=== Given material ===
----------------------------------------
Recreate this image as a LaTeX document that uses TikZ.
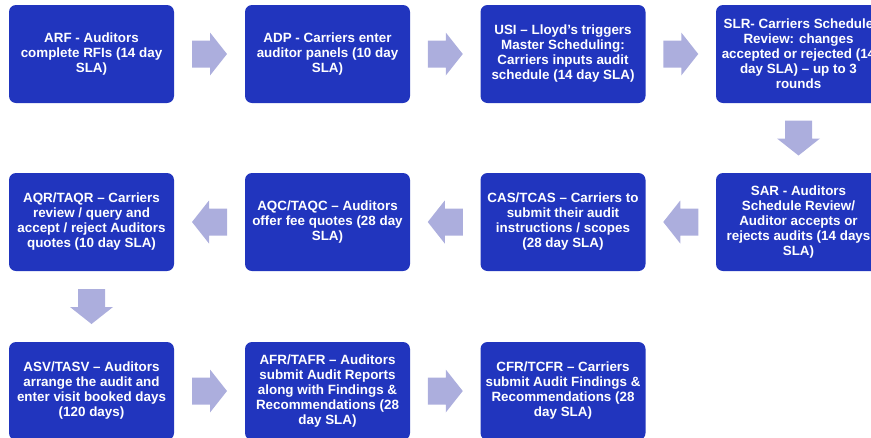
\documentclass[tikz,border=0pt]{standalone}
\usepackage{fontspec}
\setmainfont{Liberation Sans}
\usetikzlibrary{calc}
\definecolor{boxcol}{RGB}{33,53,190}
\definecolor{arrcol}{RGB}{172,174,221}
\begin{document}
\begin{tikzpicture}[x=1pt,y=1pt,
  stepbox/.style={rectangle, rounded corners=7pt, fill=boxcol, draw=none,
    minimum width=165pt, minimum height=98pt, inner sep=0pt, text=white,
    align=center, font=\fontsize{13.4}{15}\selectfont\bfseries},
  barrow/.pic={\fill[arrcol] (-17.5,-13.5) -- (0.5,-13.5) -- (0.5,-21.5) -- (17.5,0)
      -- (0.5,21.5) -- (0.5,13.5) -- (-17.5,13.5) -- cycle;}]
\useasboundingbox (0,0) rectangle (871,-437);
\clip (0,0) rectangle (871,-437);
% row 1
\node[stepbox] (arf) at (91.5,-54) {ARF - Auditors\\complete RFIs (14 day\\SLA)};
\node[stepbox] (adp) at (327.5,-54) {ADP - Carriers enter\\auditor panels (10 day\\SLA)};
\node[stepbox] (usi) at (563,-54) {USI – Lloyd’s triggers\\Master Scheduling:\\Carriers inputs audit\\schedule (14 day SLA)};
\node[stepbox] (slr) at (798.5,-54) {SLR- Carriers Schedule\\Review: changes\\accepted or rejected (14\\day SLA) – up to 3\\rounds};
% row 2
\node[stepbox] (sar) at (798.5,-222) {SAR - Auditors\\Schedule Review/\\Auditor accepts or\\rejects audits (14 days\\SLA)};
\node[stepbox] (cas) at (563,-222) {CAS/TCAS – Carriers to\\submit their audit\\instructions / scopes\\(28 day SLA)};
\node[stepbox] (aqc) at (327.5,-222) {AQC/TAQC – Auditors\\offer fee quotes (28 day\\SLA)};
\node[stepbox] (aqr) at (91.5,-222) {AQR/TAQR – Carriers\\review / query and\\accept / reject Auditors\\quotes (10 day SLA)};
% row 3
\node[stepbox] (asv) at (91.5,-391) {ASV/TASV – Auditors\\arrange the audit and\\enter visit booked days\\(120 days)};
\node[stepbox] (afr) at (327.5,-391) {AFR/TAFR – Auditors\\submit Audit Reports\\along with Findings \&\\Recommendations (28\\day SLA)};
\node[stepbox] (cfr) at (563,-391) {CFR/TCFR – Carriers\\submit Audit Findings \&\\Recommendations (28\\day SLA)};
% arrows
\pic at ($(arf.east)!0.5!(adp.west)$) {barrow};
\pic at ($(adp.east)!0.5!(usi.west)$) {barrow};
\pic at ($(usi.east)!0.5!(slr.west)$) {barrow};
\pic[rotate=-90] at ($(slr.south)!0.5!(sar.north)$) {barrow};
\pic[rotate=180] at ($(sar.west)!0.5!(cas.east)$) {barrow};
\pic[rotate=180] at ($(cas.west)!0.5!(aqc.east)$) {barrow};
\pic[rotate=180] at ($(aqc.west)!0.5!(aqr.east)$) {barrow};
\pic[rotate=-90] at ($(aqr.south)!0.5!(asv.north)$) {barrow};
\pic at ($(asv.east)!0.5!(afr.west)$) {barrow};
\pic at ($(afr.east)!0.5!(cfr.west)$) {barrow};
\end{tikzpicture}
\end{document}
----------------------------------------
=== Aim ===
Each line above is to be copied verbatim. Drop any image from the copy.

=== Solution to the exercise ===
Recreate this image as a LaTeX document that uses TikZ.
\documentclass[tikz,border=0pt]{standalone}
\usepackage{fontspec}
\setmainfont{Liberation Sans}
\usetikzlibrary{calc}
\definecolor{boxcol}{RGB}{33,53,190}
\definecolor{arrcol}{RGB}{172,174,221}
\begin{document}
\begin{tikzpicture}[x=1pt,y=1pt,
  stepbox/.style={rectangle, rounded corners=7pt, fill=boxcol, draw=none,
    minimum width=165pt, minimum height=98pt, inner sep=0pt, text=white,
    align=center, font=\fontsize{13.4}{15}\selectfont\bfseries},
  barrow/.pic={\fill[arrcol] (-17.5,-13.5) -- (0.5,-13.5) -- (0.5,-21.5) -- (17.5,0)
      -- (0.5,21.5) -- (0.5,13.5) -- (-17.5,13.5) -- cycle;}]
\useasboundingbox (0,0) rectangle (871,-437);
\clip (0,0) rectangle (871,-437);
% row 1
\node[stepbox] (arf) at (91.5,-54) {ARF - Auditors\\complete RFIs (14 day\\SLA)};
\node[stepbox] (adp) at (327.5,-54) {ADP - Carriers enter\\auditor panels (10 day\\SLA)};
\node[stepbox] (usi) at (563,-54) {USI – Lloyd’s triggers\\Master Scheduling:\\Carriers inputs audit\\schedule (14 day SLA)};
\node[stepbox] (slr) at (798.5,-54) {SLR- Carriers Schedule\\Review: changes\\accepted or rejected (14\\day SLA) – up to 3\\rounds};
% row 2
\node[stepbox] (sar) at (798.5,-222) {SAR - Auditors\\Schedule Review/\\Auditor accepts or\\rejects audits (14 days\\SLA)};
\node[stepbox] (cas) at (563,-222) {CAS/TCAS – Carriers to\\submit their audit\\instructions / scopes\\(28 day SLA)};
\node[stepbox] (aqc) at (327.5,-222) {AQC/TAQC – Auditors\\offer fee quotes (28 day\\SLA)};
\node[stepbox] (aqr) at (91.5,-222) {AQR/TAQR – Carriers\\review / query and\\accept / reject Auditors\\quotes (10 day SLA)};
% row 3
\node[stepbox] (asv) at (91.5,-391) {ASV/TASV – Auditors\\arrange the audit and\\enter visit booked days\\(120 days)};
\node[stepbox] (afr) at (327.5,-391) {AFR/TAFR – Auditors\\submit Audit Reports\\along with Findings \&\\Recommendations (28\\day SLA)};
\node[stepbox] (cfr) at (563,-391) {CFR/TCFR – Carriers\\submit Audit Findings \&\\Recommendations (28\\day SLA)};
% arrows
\pic at ($(arf.east)!0.5!(adp.west)$) {barrow};
\pic at ($(adp.east)!0.5!(usi.west)$) {barrow};
\pic at ($(usi.east)!0.5!(slr.west)$) {barrow};
\pic[rotate=-90] at ($(slr.south)!0.5!(sar.north)$) {barrow};
\pic[rotate=180] at ($(sar.west)!0.5!(cas.east)$) {barrow};
\pic[rotate=180] at ($(cas.west)!0.5!(aqc.east)$) {barrow};
\pic[rotate=180] at ($(aqc.west)!0.5!(aqr.east)$) {barrow};
\pic[rotate=-90] at ($(aqr.south)!0.5!(asv.north)$) {barrow};
\pic at ($(asv.east)!0.5!(afr.west)$) {barrow};
\pic at ($(afr.east)!0.5!(cfr.west)$) {barrow};
\end{tikzpicture}
\end{document}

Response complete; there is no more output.